Today we will look at the first of these: To Offer, or Not to Offer?

Small Business Tax Credits: Employers of different sizes have different concerns here. The smallest employers (those with 25 or fewer employees and an average workforce salary of $50,000 or less) may wish to consider utilizing the small business health insurance tax credits. These credits may pay for up to half of the costs of providing health insurance to employees, and will last two years past the creation of Exchanges (the credit is 35 percent before 2014 and 50 percent for two years after). However, there is no transition after the two year cutoff, so for some firms costs could double the next year, or they may be forced to drop a benefit that employees had relied upon or grown accustomed to.

Employers with between 25 and 50 employees are not eligible for subsidies, and will not be fined for failing to offer health insurance; however, if they do offer a plan, the plan will need to meet essential benefit and actuarial standards, or employees will still be subject to the individual mandate penalty.

Plan Requirements: In order to be a qualified health plan (and thus to exempt an individual from the individual responsibility penalty and an employer from the shared responsibility penalty), a health plan must meet both the actuarial requirements enacted in the PPACA (generally a 60 percent actuarial value), as well as cover all of the "essential benefits." The essential benefits will be promulgated by the Secretary of Health and Human Services prior to the mandates taking effect in 2014.

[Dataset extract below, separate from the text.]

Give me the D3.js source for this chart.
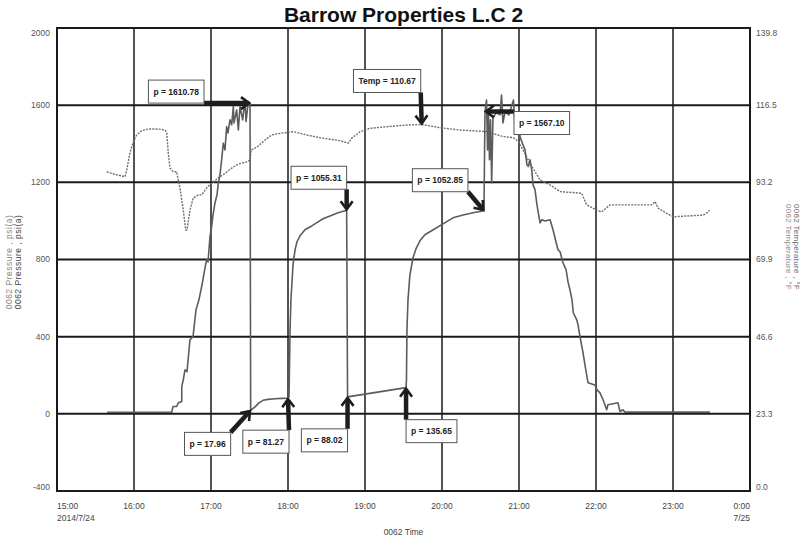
<!DOCTYPE html>
<html><head><meta charset="utf-8">
<script src="https://cdn.jsdelivr.net/npm/d3@7"></script>
<style>
html,body{margin:0;padding:0;background:#fff;}
svg{display:block;font-family:"Liberation Sans",Arial,sans-serif;}
</style></head><body>
<svg id="chart" width="809" height="541"></svg>
<script>
// ---------------- data ----------------
const chartTitle = "Barrow Properties L.C 2";
const startTime = "2014-07-24 15:00";
const endTime = "2014-07-25 00:00";
const pressureTicks = [-400, 0, 400, 800, 1200, 1600, 2000];
const temperatureTicks = [0.0, 23.3, 46.6, 69.9, 93.2, 116.5, 139.8];
const timeTickLabels = ["15:00","16:00","17:00","18:00","19:00","20:00","21:00","22:00","23:00","0:00"];
const dateTickLabels = ["2014/7/24","","","","","","","","","7/25"];
const xAxisTitle = "0062 Time";
const leftAxisTitles = ["0062 Pressure , psi(a)", "0062 Pressure , psi(a)"];
const rightAxisTitles = ["0062 Temperature , \u00B0F", "0062 Temperature , \u00B0F"];

// [minutes after 15:00, psi(a)]
const pressure = [
[39,8],[89.4,8],[90.4,38],[93.3,38],[94.5,57],[97.2,64],[97.2,141],[98.4,176],[99.7,228],[101.3,218],
[103.6,384],[106,400],[108.3,539],[110.6,591],[113,669],[115.3,757],[116.6,798],[117.7,788],[119.2,919],
[120.5,971],[121.6,1031],[123.1,1094],[124.7,1135],[125.7,1197],[127,1239],[128.3,1317],[129.6,1403],
[130.9,1368],[132.2,1489],[133.2,1456],[134.8,1524],[136.1,1498],[137.4,1593],[137.9,1508],[140,1576],
[141.3,1472],[142.6,1593],[144.7,1524],[146.5,1627],[147.3,1515],[149.1,1619],[150.4,1610.78],
[150.9,17.96],[154.3,36],[157.4,57],[160.5,70],[164.4,75],[169.9,78],[175.3,80],[180,81.27],
[180.8,88],[181.6,435],[182.3,591],[183.9,772],[185.5,850],[187,892],[189.4,923],[193.2,954],[198.5,974],
[203.4,995],[207.3,1011],[212.7,1026],[219,1042],[225.7,1055.31],
[226.4,88.02],[272,135.65],
[272.3,176],[272.7,435],[273.5,591],[275,720],[277.4,809],[279.7,855],[282.8,897],[286.7,928],[293.2,954],
[300.8,985],[308.6,1016],[316.4,1031],[324.2,1042],[332.7,1052.85],
[333.5,1567.1],[334.7,1627],[335.5,1368],[336.2,1560],[337,1317],[337.8,1524],[338.7,1197],[339.7,1534],
[342.1,1560],[345.2,1550],[346.4,1653],[347.5,1508],[349.1,1565],[352.2,1550],[355.7,1627],[356.9,1498],
[358.4,1550],[360,1513],
[360.8,1437],[363.1,1394],[364.7,1368],[366.2,1291],[367.3,1282],[368.6,1317],[369.9,1265],[370.9,1187],
[372.5,1161],[374,1083],[376.4,990],[377.7,1006],[380.3,1000],[384.2,1006],[386.5,954],[388.8,892],
[390.4,850],[392,840],[394.3,783],[396.7,746],[398.2,684],[399.7,643],[401.3,591],[402.3,524],[405,487],
[406,461],[407.5,401],[409.9,316],[411.4,254],[413.8,161],[419.2,150],[420.8,124],[423.1,109],[425.5,73],
[428.3,21],[429.3,47],[437.1,57],[438.7,12],[441,21],[442.6,9],[508.8,9]
];

// [minutes after 15:00, °F]
const temperature = [
[38.7,96.4],[45.2,95.6],[53,94.9],[54.3,96.9],[56.9,102.1],[59.5,105.5],[62.1,107.5],[66,108.8],
[71.1,109.3],[78.9,109.3],[84.2,109],[85.5,108.1],[86.7,102.1],[88,97.5],[90.6,96.4],[93.3,96.4],
[94,94.9],[95.8,91.5],[98.4,84.8],[100.3,78.8],[101.3,78.8],[103.6,84.8],[106.2,88.5],[110.1,89.4],
[112.7,89.4],[116.6,91.5],[120.5,93],[125.7,94.5],[130.9,95.9],[136.1,97.5],[141.3,98.7],[147.8,99.4],
[150.4,99.9],[151.2,103],[153,103.2],[156.9,104.2],[162.1,106],[167.3,107.5],[173.8,108],[184.1,108.5],
[194.6,107.5],[207.5,106.5],[220.5,105.8],[227,105],[229.6,106.5],[236.1,108.5],[243.9,109.5],
[256.9,110],[272.5,110.5],[284.2,110.67],[298.4,109.7],[314,109],[334.8,108.5],[347.8,107],
[355.6,106.7],[359.5,105.5],[366,100.9],[368.6,98.9],[376.4,93.9],[384.2,92.4],[392,90.4],[408.8,89.9],
[412.7,86.4],[420.5,84.8],[424.4,84.3],[430.9,86.4],[436.1,86.4],[463.4,86.4],[466,87.4],[468.5,85.4],
[475.1,83.8],[480.2,82.8],[503.6,83.3],[507.5,84.3],[508.3,84.8]
];

const annotations = [
  {series:"pressure", minute:150.4, value:1610.78, label:"p = 1610.78"},
  {series:"temperature", minute:284.2, value:110.67, label:"Temp = 110.67"},
  {series:"pressure", minute:225.7, value:1055.31, label:"p = 1055.31"},
  {series:"pressure", minute:332.7, value:1052.85, label:"p = 1052.85"},
  {series:"pressure", minute:333.5, value:1567.10, label:"p = 1567.10"},
  {series:"pressure", minute:150.9, value:17.96, label:"p = 17.96"},
  {series:"pressure", minute:180, value:81.27, label:"p = 81.27"},
  {series:"pressure", minute:226.4, value:88.02, label:"p = 88.02"},
  {series:"pressure", minute:272, value:135.65, label:"p = 135.65"}
];

// ---------------- layout ----------------
const calloutLayout = [
  {dx:-46, dy:0, corner:"br"},
  {dx:-1, dy:-32, corner:"br"},
  {dx:0, dy:-21, corner:"br"},
  {dx:-16, dy:-19, corner:"br"},
  {dx:29, dy:0, corner:"tl"},
  {dx:-20, dy:22, corner:"tr"},
  {dx:1, dy:32, corner:"tr"},
  {dx:0, dy:32, corner:"tr"},
  {dx:0, dy:32, corner:"tl"}
];
const M = {left:57, right:750, top:28, bottom:491};

const parse = d3.timeParse("%Y-%m-%d %H:%M");
const t0 = parse(startTime), t1 = parse(endTime);
const toDate = m => new Date(t0.getTime() + m * 60000);

const svg = d3.select("#chart");
const x = d3.scaleTime().domain([t0, t1]).range([M.left, M.right]);
const yP = d3.scaleLinear().domain([-400, 2000]).range([M.bottom, M.top]);
const yT = d3.scaleLinear().domain([0, 139.8]).range([M.bottom, M.top]);

// grid
const xTicks = d3.timeHour.range(t0, new Date(t1.getTime() + 1));
svg.append("g").selectAll("line").data(xTicks.slice(1, -1)).join("line")
  .attr("x1", d => x(d)).attr("x2", d => x(d))
  .attr("y1", M.top).attr("y2", M.bottom)
  .attr("stroke", "#1a1a1a").attr("stroke-width", 1.5);
svg.append("g").selectAll("line").data(pressureTicks.slice(1, -1)).join("line")
  .attr("x1", M.left).attr("x2", M.right)
  .attr("y1", d => yP(d)).attr("y2", d => yP(d))
  .attr("stroke", "#1a1a1a").attr("stroke-width", 2);

// lines
const lineP = d3.line().x(d => x(toDate(d[0]))).y(d => yP(d[1]));
const lineT = d3.line().x(d => x(toDate(d[0]))).y(d => yT(d[1]));
svg.append("path").datum(temperature).attr("d", lineT)
  .attr("fill", "none").attr("stroke", "#6e6e6e").attr("stroke-width", 1.4)
  .attr("stroke-dasharray", "2,1.2");
svg.append("path").datum(pressure).attr("d", lineP)
  .attr("fill", "none").attr("stroke", "#5c5c5c").attr("stroke-width", 1.6)
  .attr("stroke-linejoin", "round");

// frame
svg.append("rect").attr("x", M.left).attr("y", M.top)
  .attr("width", M.right - M.left).attr("height", M.bottom - M.top)
  .attr("fill", "none").attr("stroke", "#1a1a1a").attr("stroke-width", 2);

// axes labels
const tickFont = 8.5;
svg.append("g").selectAll("text").data(pressureTicks).join("text")
  .attr("x", M.left - 7).attr("y", (d, i) => yP(d) + (i === pressureTicks.length - 1 ? 5 : (i === 0 ? -4 : 0)))
  .attr("dy", "0.35em").attr("text-anchor", "end")
  .attr("font-size", tickFont).attr("fill", "#555").text(d => d);
svg.append("g").selectAll("text").data(temperatureTicks).join("text")
  .attr("x", M.right + 6).attr("y", (d, i) => yT(d) + (i === temperatureTicks.length - 1 ? 5 : (i === 0 ? -4 : 0)))
  .attr("dy", "0.35em").attr("text-anchor", "start")
  .attr("font-size", tickFont).attr("fill", "#555").text(d => d3.format(".1f")(d));

const xl = svg.append("g");
xTicks.forEach((d, i) => {
  const anchor = i === 0 ? "start" : (i === xTicks.length - 1 ? "end" : "middle");
  xl.append("text").attr("x", x(d)).attr("y", 509).attr("text-anchor", anchor)
    .attr("font-size", tickFont).attr("fill", "#444").text(timeTickLabels[i]);
  if (dateTickLabels[i]) xl.append("text").attr("x", x(d)).attr("y", 521).attr("text-anchor", anchor)
    .attr("font-size", tickFont).attr("fill", "#444").text(dateTickLabels[i]);
});
svg.append("text").attr("x", (M.left + M.right) / 2).attr("y", 535).attr("text-anchor", "middle")
  .attr("font-size", tickFont).attr("fill", "#444").text(xAxisTitle);

// axis titles
leftAxisTitles.forEach((t, i) => {
  svg.append("text").attr("transform", `translate(${12 + i * 8.5},262) rotate(-90)`)
    .attr("text-anchor", "middle").attr("font-size", 8.5).attr("letter-spacing", 0.5)
    .attr("fill", i === 0 ? "#888" : "#444").text(t);
});
rightAxisTitles.forEach((t, i) => {
  svg.append("text").attr("transform", `translate(${794 - i * 8.5},247) rotate(90)`)
    .attr("text-anchor", "middle").attr("font-size", 8).attr("letter-spacing", 0.3)
    .attr("fill", i === 0 ? "#666" : "#888").text(t);
});

// title
svg.append("text").attr("x", (M.left + M.right) / 2).attr("y", 22).attr("text-anchor", "middle")
  .attr("font-size", 21).attr("font-weight", "bold").attr("fill", "#111").text(chartTitle);

// callouts
const cg = svg.append("g");
annotations.forEach((a, i) => {
  const L = calloutLayout[i];
  const tx = x(toDate(a.minute));
  const ty = a.series === "pressure" ? yP(a.value) : yT(a.value);
  const sx = tx + L.dx, sy = ty + L.dy;
  const len = Math.hypot(tx - sx, ty - sy);
  const ux = (tx - sx) / len, uy = (ty - sy) / len;
  const nx = -uy, ny = ux;
  cg.append("line").attr("x1", sx).attr("y1", sy).attr("x2", tx - ux * 2).attr("y2", ty - uy * 2)
    .attr("stroke", "#1e1e1e").attr("stroke-width", 4.5);
  const hx = tx - ux * 1, hy = ty - uy * 1;
  cg.append("path")
    .attr("d", `M${hx - ux * 8 + nx * 6},${hy - uy * 8 + ny * 6}L${hx},${hy}L${hx - ux * 8 - nx * 6},${hy - uy * 8 - ny * 6}`)
    .attr("fill", "none").attr("stroke", "#1e1e1e").attr("stroke-width", 2.6).attr("stroke-linejoin", "miter");
  const txt = cg.append("text").attr("font-size", 8.5).attr("font-weight", "bold").attr("fill", "#222")
    .attr("text-anchor", "middle").attr("dy", "0.35em").text(a.label);
  const w = txt.node().getComputedTextLength() + 10, h = 23;
  const bx = L.corner[1] === "r" ? sx - w : sx;
  const by = L.corner[0] === "b" ? sy - h : sy;
  cg.insert("rect", () => txt.node()).attr("x", bx).attr("y", by).attr("width", w).attr("height", h)
    .attr("fill", "#fff").attr("stroke", "#555").attr("stroke-width", 1);
  txt.attr("x", bx + w / 2).attr("y", by + h / 2);
});
</script>
</body></html>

Plan Costs vs. Penalty Costs: For employers with more than 50 employees who choose not to offer coverage, no fines will be levied if all employees’ incomes are above 400 percent of the Federal Poverty Level (FPL). If any employees are below 400 percent of FPL, the likely fine will be $2,000 times the number of employees minus 30 (provided that at least one employee gets an Exchange credit). The same goes for employers who have plans that do not meet government requirements. An employer’s number of employees is calculated via adding all employees who work 30 or more hours a week, to the number of "full-time equivalent" workers (roughly translated as, if one adds up the hours per week of all the part-time employees, how many times this can be divided by 30).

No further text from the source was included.